Without the pictures, return all of the material exactly as written.

— BEGIN Data block —

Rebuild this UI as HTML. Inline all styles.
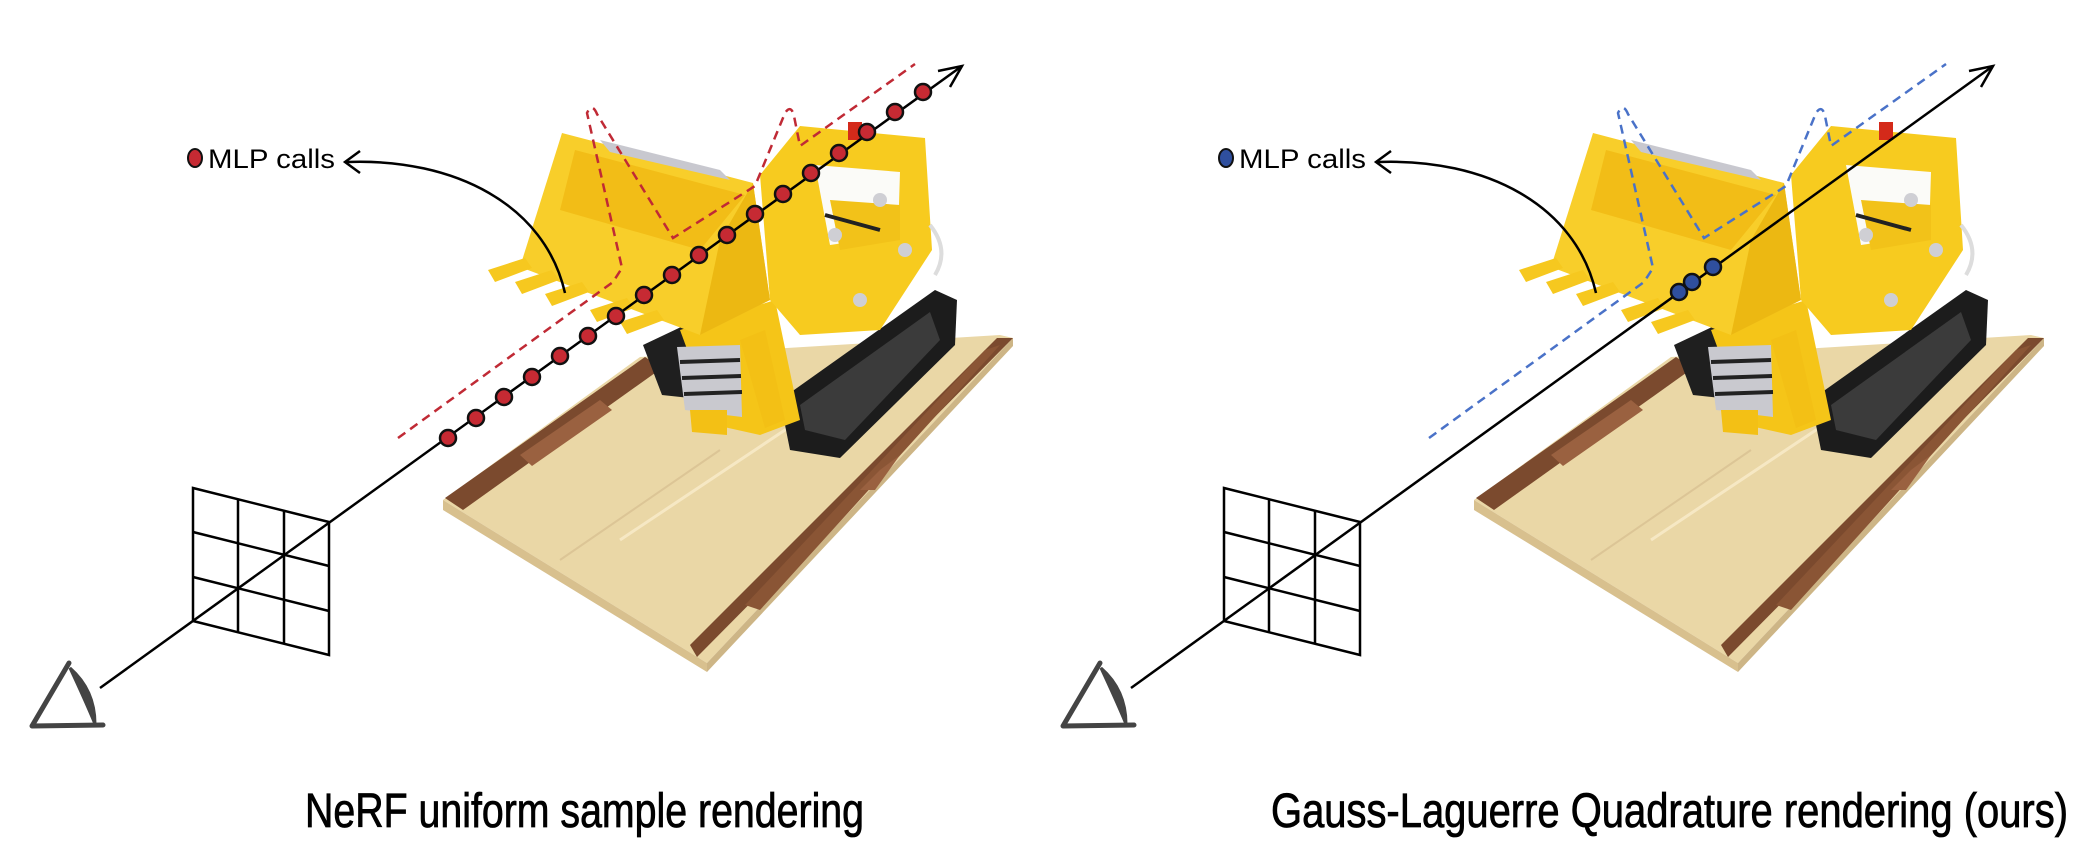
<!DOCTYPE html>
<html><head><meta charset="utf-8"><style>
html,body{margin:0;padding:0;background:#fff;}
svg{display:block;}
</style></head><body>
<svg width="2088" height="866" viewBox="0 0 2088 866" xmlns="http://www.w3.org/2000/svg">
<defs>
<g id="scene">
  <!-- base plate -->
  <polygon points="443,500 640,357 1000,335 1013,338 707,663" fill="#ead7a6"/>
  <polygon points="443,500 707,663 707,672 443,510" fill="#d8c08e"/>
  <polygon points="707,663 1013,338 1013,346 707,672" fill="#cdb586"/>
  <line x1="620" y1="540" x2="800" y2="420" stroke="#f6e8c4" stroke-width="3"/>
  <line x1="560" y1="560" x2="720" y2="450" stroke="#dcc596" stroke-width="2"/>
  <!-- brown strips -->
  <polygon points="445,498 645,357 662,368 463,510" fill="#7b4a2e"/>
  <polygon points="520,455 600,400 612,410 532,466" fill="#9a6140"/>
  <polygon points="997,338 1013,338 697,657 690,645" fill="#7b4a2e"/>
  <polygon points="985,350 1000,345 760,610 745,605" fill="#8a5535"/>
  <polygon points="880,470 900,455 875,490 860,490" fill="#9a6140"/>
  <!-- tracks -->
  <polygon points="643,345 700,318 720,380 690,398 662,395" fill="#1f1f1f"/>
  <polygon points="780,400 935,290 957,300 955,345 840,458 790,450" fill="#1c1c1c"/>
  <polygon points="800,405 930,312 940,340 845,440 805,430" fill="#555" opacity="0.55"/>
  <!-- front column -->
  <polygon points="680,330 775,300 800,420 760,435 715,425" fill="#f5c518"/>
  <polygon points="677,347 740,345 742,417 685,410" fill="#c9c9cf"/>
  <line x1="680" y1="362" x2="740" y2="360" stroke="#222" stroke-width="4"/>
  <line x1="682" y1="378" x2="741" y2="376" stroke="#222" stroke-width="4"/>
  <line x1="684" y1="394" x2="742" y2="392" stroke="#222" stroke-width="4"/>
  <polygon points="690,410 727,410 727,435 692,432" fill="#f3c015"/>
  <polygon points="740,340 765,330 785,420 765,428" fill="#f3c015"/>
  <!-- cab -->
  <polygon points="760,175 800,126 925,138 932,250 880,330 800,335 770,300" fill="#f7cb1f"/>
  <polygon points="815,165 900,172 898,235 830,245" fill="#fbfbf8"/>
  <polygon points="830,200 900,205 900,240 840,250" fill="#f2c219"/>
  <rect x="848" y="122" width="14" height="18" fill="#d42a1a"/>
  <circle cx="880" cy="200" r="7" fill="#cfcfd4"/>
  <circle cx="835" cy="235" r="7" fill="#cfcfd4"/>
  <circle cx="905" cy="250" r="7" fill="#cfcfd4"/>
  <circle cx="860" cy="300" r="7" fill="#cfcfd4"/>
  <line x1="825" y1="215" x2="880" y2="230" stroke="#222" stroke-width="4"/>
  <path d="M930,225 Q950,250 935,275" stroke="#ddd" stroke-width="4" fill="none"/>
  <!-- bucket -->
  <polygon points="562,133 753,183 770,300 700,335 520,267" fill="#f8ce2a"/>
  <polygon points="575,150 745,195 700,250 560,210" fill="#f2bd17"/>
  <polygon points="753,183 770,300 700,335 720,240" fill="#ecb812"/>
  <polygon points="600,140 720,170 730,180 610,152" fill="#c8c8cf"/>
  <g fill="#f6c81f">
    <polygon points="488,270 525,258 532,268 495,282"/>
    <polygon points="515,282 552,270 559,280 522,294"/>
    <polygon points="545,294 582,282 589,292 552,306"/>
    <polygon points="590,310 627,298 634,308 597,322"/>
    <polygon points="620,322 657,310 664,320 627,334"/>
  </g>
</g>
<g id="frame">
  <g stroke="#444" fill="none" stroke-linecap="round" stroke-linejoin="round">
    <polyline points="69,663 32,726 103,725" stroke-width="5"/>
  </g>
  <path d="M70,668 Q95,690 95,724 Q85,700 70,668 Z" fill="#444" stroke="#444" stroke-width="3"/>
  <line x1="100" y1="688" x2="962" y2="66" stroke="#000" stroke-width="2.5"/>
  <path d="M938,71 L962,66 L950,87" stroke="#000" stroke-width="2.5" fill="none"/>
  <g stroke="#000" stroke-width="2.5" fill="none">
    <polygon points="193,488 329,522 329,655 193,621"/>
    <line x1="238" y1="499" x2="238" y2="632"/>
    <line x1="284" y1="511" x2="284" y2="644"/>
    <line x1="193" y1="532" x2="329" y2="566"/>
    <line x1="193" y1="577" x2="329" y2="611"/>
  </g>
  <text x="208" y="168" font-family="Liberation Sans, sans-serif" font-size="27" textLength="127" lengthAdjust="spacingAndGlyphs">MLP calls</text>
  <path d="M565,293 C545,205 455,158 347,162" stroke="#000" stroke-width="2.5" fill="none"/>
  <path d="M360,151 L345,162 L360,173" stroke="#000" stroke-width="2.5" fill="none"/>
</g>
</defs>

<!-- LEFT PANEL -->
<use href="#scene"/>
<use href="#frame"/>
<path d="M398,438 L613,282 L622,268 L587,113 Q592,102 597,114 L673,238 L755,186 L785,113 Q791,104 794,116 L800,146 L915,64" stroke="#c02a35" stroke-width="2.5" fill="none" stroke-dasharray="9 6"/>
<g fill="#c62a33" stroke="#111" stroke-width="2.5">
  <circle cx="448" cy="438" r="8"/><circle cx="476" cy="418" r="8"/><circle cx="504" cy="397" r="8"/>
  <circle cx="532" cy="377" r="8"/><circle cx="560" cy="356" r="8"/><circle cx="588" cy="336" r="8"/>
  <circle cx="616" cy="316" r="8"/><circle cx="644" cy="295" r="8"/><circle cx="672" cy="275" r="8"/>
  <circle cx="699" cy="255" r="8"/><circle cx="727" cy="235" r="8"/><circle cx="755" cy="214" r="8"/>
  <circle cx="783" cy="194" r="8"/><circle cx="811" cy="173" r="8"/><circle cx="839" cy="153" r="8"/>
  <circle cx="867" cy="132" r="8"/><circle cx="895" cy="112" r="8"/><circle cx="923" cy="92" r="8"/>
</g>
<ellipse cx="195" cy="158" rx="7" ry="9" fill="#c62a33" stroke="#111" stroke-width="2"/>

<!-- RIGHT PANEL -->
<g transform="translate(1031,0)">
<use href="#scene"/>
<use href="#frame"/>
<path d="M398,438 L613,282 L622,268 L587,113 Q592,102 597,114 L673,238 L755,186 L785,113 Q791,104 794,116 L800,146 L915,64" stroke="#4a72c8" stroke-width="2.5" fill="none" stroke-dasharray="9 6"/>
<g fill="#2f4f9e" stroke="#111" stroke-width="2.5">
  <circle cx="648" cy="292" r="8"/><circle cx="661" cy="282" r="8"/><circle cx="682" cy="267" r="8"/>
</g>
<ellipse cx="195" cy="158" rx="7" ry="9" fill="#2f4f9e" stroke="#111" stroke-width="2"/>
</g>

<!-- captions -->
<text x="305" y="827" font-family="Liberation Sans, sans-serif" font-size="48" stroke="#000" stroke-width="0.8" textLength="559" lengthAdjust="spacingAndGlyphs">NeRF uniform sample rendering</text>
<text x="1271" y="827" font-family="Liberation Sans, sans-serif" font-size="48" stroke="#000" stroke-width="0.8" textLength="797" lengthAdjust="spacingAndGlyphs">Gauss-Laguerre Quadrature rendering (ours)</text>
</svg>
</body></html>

— END Data block —

_Output below:_
Rebuild this UI as HTML. Inline all styles.
<!DOCTYPE html>
<html><head><meta charset="utf-8"><style>
html,body{margin:0;padding:0;background:#fff;}
svg{display:block;}
</style></head><body>
<svg width="2088" height="866" viewBox="0 0 2088 866" xmlns="http://www.w3.org/2000/svg">
<defs>
<g id="scene">
  <!-- base plate -->
  <polygon points="443,500 640,357 1000,335 1013,338 707,663" fill="#ead7a6"/>
  <polygon points="443,500 707,663 707,672 443,510" fill="#d8c08e"/>
  <polygon points="707,663 1013,338 1013,346 707,672" fill="#cdb586"/>
  <line x1="620" y1="540" x2="800" y2="420" stroke="#f6e8c4" stroke-width="3"/>
  <line x1="560" y1="560" x2="720" y2="450" stroke="#dcc596" stroke-width="2"/>
  <!-- brown strips -->
  <polygon points="445,498 645,357 662,368 463,510" fill="#7b4a2e"/>
  <polygon points="520,455 600,400 612,410 532,466" fill="#9a6140"/>
  <polygon points="997,338 1013,338 697,657 690,645" fill="#7b4a2e"/>
  <polygon points="985,350 1000,345 760,610 745,605" fill="#8a5535"/>
  <polygon points="880,470 900,455 875,490 860,490" fill="#9a6140"/>
  <!-- tracks -->
  <polygon points="643,345 700,318 720,380 690,398 662,395" fill="#1f1f1f"/>
  <polygon points="780,400 935,290 957,300 955,345 840,458 790,450" fill="#1c1c1c"/>
  <polygon points="800,405 930,312 940,340 845,440 805,430" fill="#555" opacity="0.55"/>
  <!-- front column -->
  <polygon points="680,330 775,300 800,420 760,435 715,425" fill="#f5c518"/>
  <polygon points="677,347 740,345 742,417 685,410" fill="#c9c9cf"/>
  <line x1="680" y1="362" x2="740" y2="360" stroke="#222" stroke-width="4"/>
  <line x1="682" y1="378" x2="741" y2="376" stroke="#222" stroke-width="4"/>
  <line x1="684" y1="394" x2="742" y2="392" stroke="#222" stroke-width="4"/>
  <polygon points="690,410 727,410 727,435 692,432" fill="#f3c015"/>
  <polygon points="740,340 765,330 785,420 765,428" fill="#f3c015"/>
  <!-- cab -->
  <polygon points="760,175 800,126 925,138 932,250 880,330 800,335 770,300" fill="#f7cb1f"/>
  <polygon points="815,165 900,172 898,235 830,245" fill="#fbfbf8"/>
  <polygon points="830,200 900,205 900,240 840,250" fill="#f2c219"/>
  <rect x="848" y="122" width="14" height="18" fill="#d42a1a"/>
  <circle cx="880" cy="200" r="7" fill="#cfcfd4"/>
  <circle cx="835" cy="235" r="7" fill="#cfcfd4"/>
  <circle cx="905" cy="250" r="7" fill="#cfcfd4"/>
  <circle cx="860" cy="300" r="7" fill="#cfcfd4"/>
  <line x1="825" y1="215" x2="880" y2="230" stroke="#222" stroke-width="4"/>
  <path d="M930,225 Q950,250 935,275" stroke="#ddd" stroke-width="4" fill="none"/>
  <!-- bucket -->
  <polygon points="562,133 753,183 770,300 700,335 520,267" fill="#f8ce2a"/>
  <polygon points="575,150 745,195 700,250 560,210" fill="#f2bd17"/>
  <polygon points="753,183 770,300 700,335 720,240" fill="#ecb812"/>
  <polygon points="600,140 720,170 730,180 610,152" fill="#c8c8cf"/>
  <g fill="#f6c81f">
    <polygon points="488,270 525,258 532,268 495,282"/>
    <polygon points="515,282 552,270 559,280 522,294"/>
    <polygon points="545,294 582,282 589,292 552,306"/>
    <polygon points="590,310 627,298 634,308 597,322"/>
    <polygon points="620,322 657,310 664,320 627,334"/>
  </g>
</g>
<g id="frame">
  <g stroke="#444" fill="none" stroke-linecap="round" stroke-linejoin="round">
    <polyline points="69,663 32,726 103,725" stroke-width="5"/>
  </g>
  <path d="M70,668 Q95,690 95,724 Q85,700 70,668 Z" fill="#444" stroke="#444" stroke-width="3"/>
  <line x1="100" y1="688" x2="962" y2="66" stroke="#000" stroke-width="2.5"/>
  <path d="M938,71 L962,66 L950,87" stroke="#000" stroke-width="2.5" fill="none"/>
  <g stroke="#000" stroke-width="2.5" fill="none">
    <polygon points="193,488 329,522 329,655 193,621"/>
    <line x1="238" y1="499" x2="238" y2="632"/>
    <line x1="284" y1="511" x2="284" y2="644"/>
    <line x1="193" y1="532" x2="329" y2="566"/>
    <line x1="193" y1="577" x2="329" y2="611"/>
  </g>
  <text x="208" y="168" font-family="Liberation Sans, sans-serif" font-size="27" textLength="127" lengthAdjust="spacingAndGlyphs">MLP calls</text>
  <path d="M565,293 C545,205 455,158 347,162" stroke="#000" stroke-width="2.5" fill="none"/>
  <path d="M360,151 L345,162 L360,173" stroke="#000" stroke-width="2.5" fill="none"/>
</g>
</defs>

<!-- LEFT PANEL -->
<use href="#scene"/>
<use href="#frame"/>
<path d="M398,438 L613,282 L622,268 L587,113 Q592,102 597,114 L673,238 L755,186 L785,113 Q791,104 794,116 L800,146 L915,64" stroke="#c02a35" stroke-width="2.5" fill="none" stroke-dasharray="9 6"/>
<g fill="#c62a33" stroke="#111" stroke-width="2.5">
  <circle cx="448" cy="438" r="8"/><circle cx="476" cy="418" r="8"/><circle cx="504" cy="397" r="8"/>
  <circle cx="532" cy="377" r="8"/><circle cx="560" cy="356" r="8"/><circle cx="588" cy="336" r="8"/>
  <circle cx="616" cy="316" r="8"/><circle cx="644" cy="295" r="8"/><circle cx="672" cy="275" r="8"/>
  <circle cx="699" cy="255" r="8"/><circle cx="727" cy="235" r="8"/><circle cx="755" cy="214" r="8"/>
  <circle cx="783" cy="194" r="8"/><circle cx="811" cy="173" r="8"/><circle cx="839" cy="153" r="8"/>
  <circle cx="867" cy="132" r="8"/><circle cx="895" cy="112" r="8"/><circle cx="923" cy="92" r="8"/>
</g>
<ellipse cx="195" cy="158" rx="7" ry="9" fill="#c62a33" stroke="#111" stroke-width="2"/>

<!-- RIGHT PANEL -->
<g transform="translate(1031,0)">
<use href="#scene"/>
<use href="#frame"/>
<path d="M398,438 L613,282 L622,268 L587,113 Q592,102 597,114 L673,238 L755,186 L785,113 Q791,104 794,116 L800,146 L915,64" stroke="#4a72c8" stroke-width="2.5" fill="none" stroke-dasharray="9 6"/>
<g fill="#2f4f9e" stroke="#111" stroke-width="2.5">
  <circle cx="648" cy="292" r="8"/><circle cx="661" cy="282" r="8"/><circle cx="682" cy="267" r="8"/>
</g>
<ellipse cx="195" cy="158" rx="7" ry="9" fill="#2f4f9e" stroke="#111" stroke-width="2"/>
</g>

<!-- captions -->
<text x="305" y="827" font-family="Liberation Sans, sans-serif" font-size="48" stroke="#000" stroke-width="0.8" textLength="559" lengthAdjust="spacingAndGlyphs">NeRF uniform sample rendering</text>
<text x="1271" y="827" font-family="Liberation Sans, sans-serif" font-size="48" stroke="#000" stroke-width="0.8" textLength="797" lengthAdjust="spacingAndGlyphs">Gauss-Laguerre Quadrature rendering (ours)</text>
</svg>
</body></html>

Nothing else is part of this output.